▶ _PROBLEM TO SOLVE_: Set down all of the data that follows word for word, without the images.

▶ _DATA IN THIS EXERCISE_:
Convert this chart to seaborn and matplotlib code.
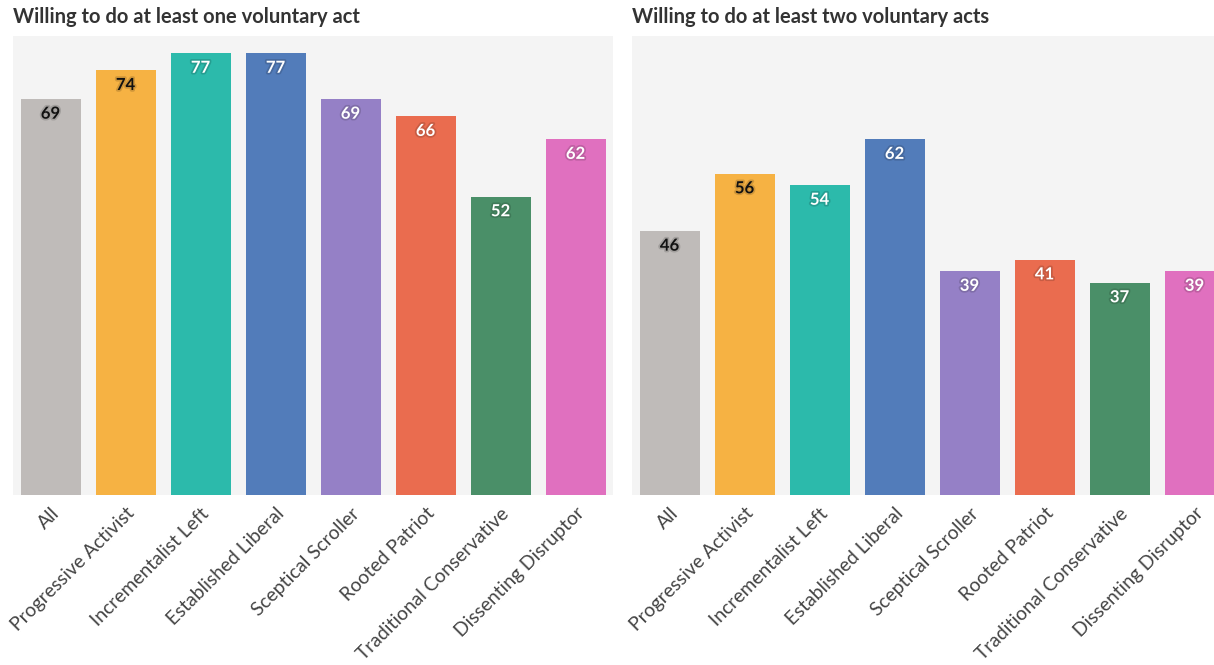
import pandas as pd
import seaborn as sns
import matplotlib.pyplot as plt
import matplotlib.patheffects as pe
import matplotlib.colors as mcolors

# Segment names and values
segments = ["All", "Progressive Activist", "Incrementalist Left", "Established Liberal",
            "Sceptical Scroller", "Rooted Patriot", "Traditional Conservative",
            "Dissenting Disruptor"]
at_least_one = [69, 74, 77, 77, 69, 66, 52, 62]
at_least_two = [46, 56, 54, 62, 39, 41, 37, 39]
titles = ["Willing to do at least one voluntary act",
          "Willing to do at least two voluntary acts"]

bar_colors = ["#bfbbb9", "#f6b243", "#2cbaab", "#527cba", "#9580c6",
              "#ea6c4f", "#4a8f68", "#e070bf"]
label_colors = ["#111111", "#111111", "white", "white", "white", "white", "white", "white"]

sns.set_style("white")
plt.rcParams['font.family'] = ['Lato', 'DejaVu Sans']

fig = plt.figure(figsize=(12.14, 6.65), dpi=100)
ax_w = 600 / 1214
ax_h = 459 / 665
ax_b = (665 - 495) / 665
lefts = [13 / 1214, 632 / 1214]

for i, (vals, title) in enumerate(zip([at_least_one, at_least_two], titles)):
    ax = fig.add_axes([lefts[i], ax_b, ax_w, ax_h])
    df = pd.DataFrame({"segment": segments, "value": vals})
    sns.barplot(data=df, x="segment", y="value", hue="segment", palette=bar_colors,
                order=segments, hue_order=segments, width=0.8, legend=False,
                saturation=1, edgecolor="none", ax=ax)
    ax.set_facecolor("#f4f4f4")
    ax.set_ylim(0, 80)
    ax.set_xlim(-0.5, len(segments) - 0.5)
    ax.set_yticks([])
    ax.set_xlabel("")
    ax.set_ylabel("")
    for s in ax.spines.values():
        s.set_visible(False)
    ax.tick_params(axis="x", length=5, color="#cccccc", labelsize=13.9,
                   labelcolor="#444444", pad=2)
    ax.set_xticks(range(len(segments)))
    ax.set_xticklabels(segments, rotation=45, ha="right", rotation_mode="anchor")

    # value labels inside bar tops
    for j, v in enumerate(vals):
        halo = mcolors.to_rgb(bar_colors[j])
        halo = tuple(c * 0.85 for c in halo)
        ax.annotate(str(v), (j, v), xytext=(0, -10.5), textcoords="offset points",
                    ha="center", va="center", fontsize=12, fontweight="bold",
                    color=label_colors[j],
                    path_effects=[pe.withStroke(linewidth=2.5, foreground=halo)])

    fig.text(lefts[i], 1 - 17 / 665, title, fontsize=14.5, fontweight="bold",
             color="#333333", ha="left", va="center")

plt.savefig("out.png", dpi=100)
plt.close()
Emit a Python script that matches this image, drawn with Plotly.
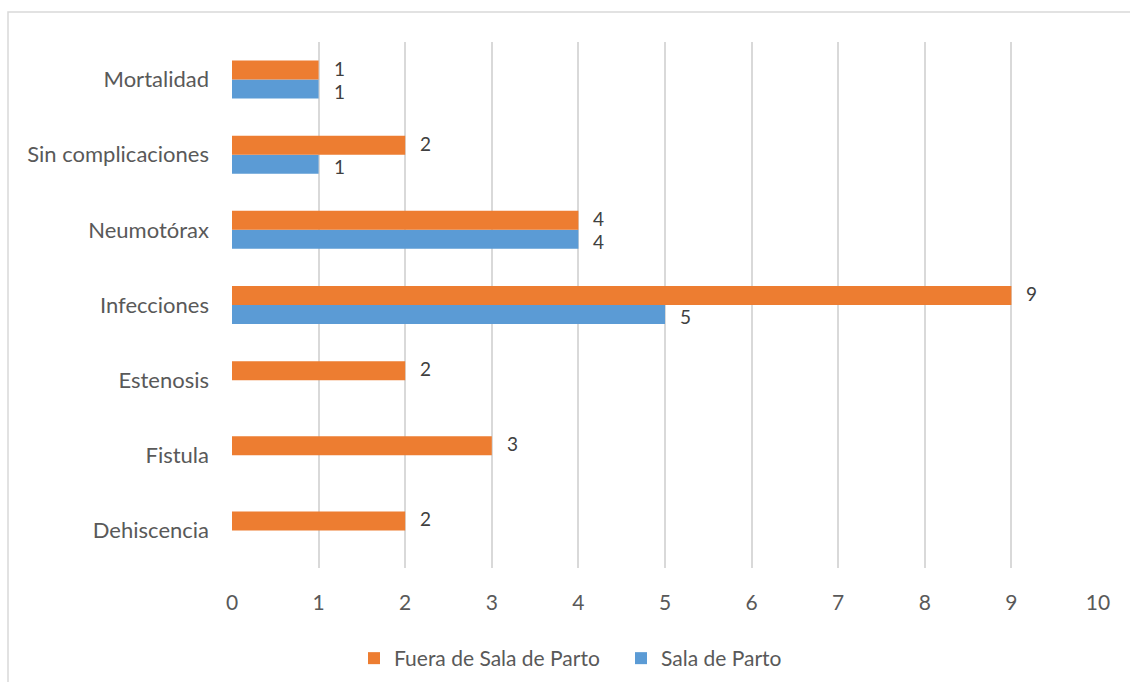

▶ _WRITTEN RESPONSE_:
Convert this chart to seaborn and matplotlib code.
import pandas as pd
import seaborn as sns
import matplotlib.pyplot as plt
import matplotlib.patheffects as pe
import matplotlib.colors as mcolors

# Segment names and values
segments = ["All", "Progressive Activist", "Incrementalist Left", "Established Liberal",
            "Sceptical Scroller", "Rooted Patriot", "Traditional Conservative",
            "Dissenting Disruptor"]
at_least_one = [69, 74, 77, 77, 69, 66, 52, 62]
at_least_two = [46, 56, 54, 62, 39, 41, 37, 39]
titles = ["Willing to do at least one voluntary act",
          "Willing to do at least two voluntary acts"]

bar_colors = ["#bfbbb9", "#f6b243", "#2cbaab", "#527cba", "#9580c6",
              "#ea6c4f", "#4a8f68", "#e070bf"]
label_colors = ["#111111", "#111111", "white", "white", "white", "white", "white", "white"]

sns.set_style("white")
plt.rcParams['font.family'] = ['Lato', 'DejaVu Sans']

fig = plt.figure(figsize=(12.14, 6.65), dpi=100)
ax_w = 600 / 1214
ax_h = 459 / 665
ax_b = (665 - 495) / 665
lefts = [13 / 1214, 632 / 1214]

for i, (vals, title) in enumerate(zip([at_least_one, at_least_two], titles)):
    ax = fig.add_axes([lefts[i], ax_b, ax_w, ax_h])
    df = pd.DataFrame({"segment": segments, "value": vals})
    sns.barplot(data=df, x="segment", y="value", hue="segment", palette=bar_colors,
                order=segments, hue_order=segments, width=0.8, legend=False,
                saturation=1, edgecolor="none", ax=ax)
    ax.set_facecolor("#f4f4f4")
    ax.set_ylim(0, 80)
    ax.set_xlim(-0.5, len(segments) - 0.5)
    ax.set_yticks([])
    ax.set_xlabel("")
    ax.set_ylabel("")
    for s in ax.spines.values():
        s.set_visible(False)
    ax.tick_params(axis="x", length=5, color="#cccccc", labelsize=13.9,
                   labelcolor="#444444", pad=2)
    ax.set_xticks(range(len(segments)))
    ax.set_xticklabels(segments, rotation=45, ha="right", rotation_mode="anchor")

    # value labels inside bar tops
    for j, v in enumerate(vals):
        halo = mcolors.to_rgb(bar_colors[j])
        halo = tuple(c * 0.85 for c in halo)
        ax.annotate(str(v), (j, v), xytext=(0, -10.5), textcoords="offset points",
                    ha="center", va="center", fontsize=12, fontweight="bold",
                    color=label_colors[j],
                    path_effects=[pe.withStroke(linewidth=2.5, foreground=halo)])

    fig.text(lefts[i], 1 - 17 / 665, title, fontsize=14.5, fontweight="bold",
             color="#333333", ha="left", va="center")

plt.savefig("out.png", dpi=100)
plt.close()
Emit a Python script that matches this image, drawn with Plotly.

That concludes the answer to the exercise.